Members of the public can view and search the “Non-Compliant Employer and Officer Records (NCEOR)” for criminal convictions and civil awards/judgments in connection with the violation of the MPFSO by employers to ascertain whether their current/future employers have such non-compliance records so as to protect their interests. (Please refer to the link “
Non-Compliant Employer and Officer Records”)
Crime syndicates inducing scheme members to make false MPF claims

MPFA alerts MPF scheme members to be vigilant against unsolicited calls from suspected crime syndicates that offer to help them make early withdrawal of MPF, in return for a commission fee or handling charge.

Typically, the caller claims to represent a finance company and offers to help the scheme member apply for early withdrawal of MPF by inducing the member to make a false statutory declaration on the grounds of permanent departure from Hong Kong. The illegal syndicate's commission fee or handling charge is usually based on a percentage of the amount of MPF withdrawn by the member.

Making a false declaration is a criminal offence that is punishable by imprisonment and a fine.  (Please refer to the press release "Jail sentence for false claim for MPF withdrawal")

 

The MPF is a long-term savings scheme for retirement, and withdrawing MPF benefits early will have an impact on the member's retirement savings.

MPFA maintains close contact with the police and MPF trustees and will continue to work with them to combat such crimes. Furthermore, scheme members are reminded not to disclose any personal information to any unknown third parties.
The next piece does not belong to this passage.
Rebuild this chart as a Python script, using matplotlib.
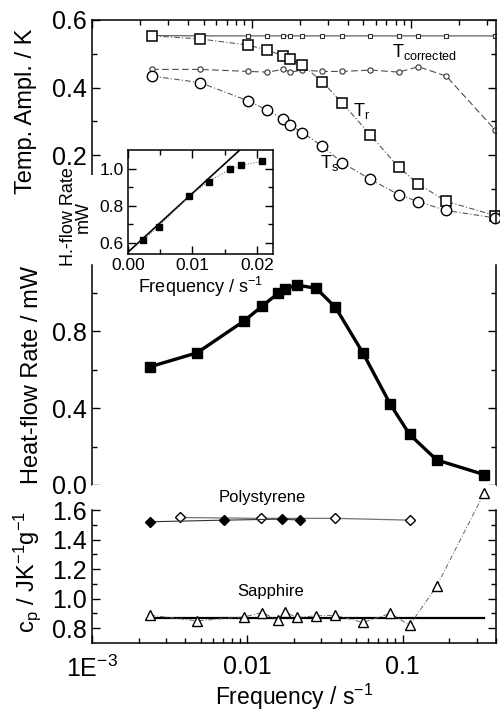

Possible improper acts and practices by MPF intermediaries

Scheme members should stay alert to the following possible improper acts and practices by MPF intermediaries:

 

  1. misuse a scheme member’s personal information obtained at meetings to carry out transfers of MPF without the member’s authorization;
  2. fail to explain clearly to a scheme member the contents and purposes of MPF forms that the scheme member has signed during meetings with the intermediary. As a consequence, some transfers not intended or authorized by the scheme member are done;
  3. conduct fraudulent acts, such as falsifying documents, forging a member’s signature, using the member’s information previously obtained to make another transfer and submit the forms to the trustee without the member’s authorization;
  4. impersonate a scheme member to call the trustee of an MPF scheme to obtain the member’s account information for the purpose of effecting MPF transfers;
  5. impersonate the representative of a government agency or public body (e.g. staff of MPFA) when approaching a scheme member;
  6. provide inaccurate or misleading information about MPF schemes or funds to scheme members;
  7. allow a scheme member to sign on a blank or incomplete form without clearly explaining the contents and purposes;
  8. fail to provide copies of the signed forms or documents to a scheme member after signing;
  9. fail to execute a scheme member’s instruction promptly and accurately or to alert the scheme member to any delay in execution; and
  10. use or provide a scheme member with marketing materials that have not been approved by the principal intermediary.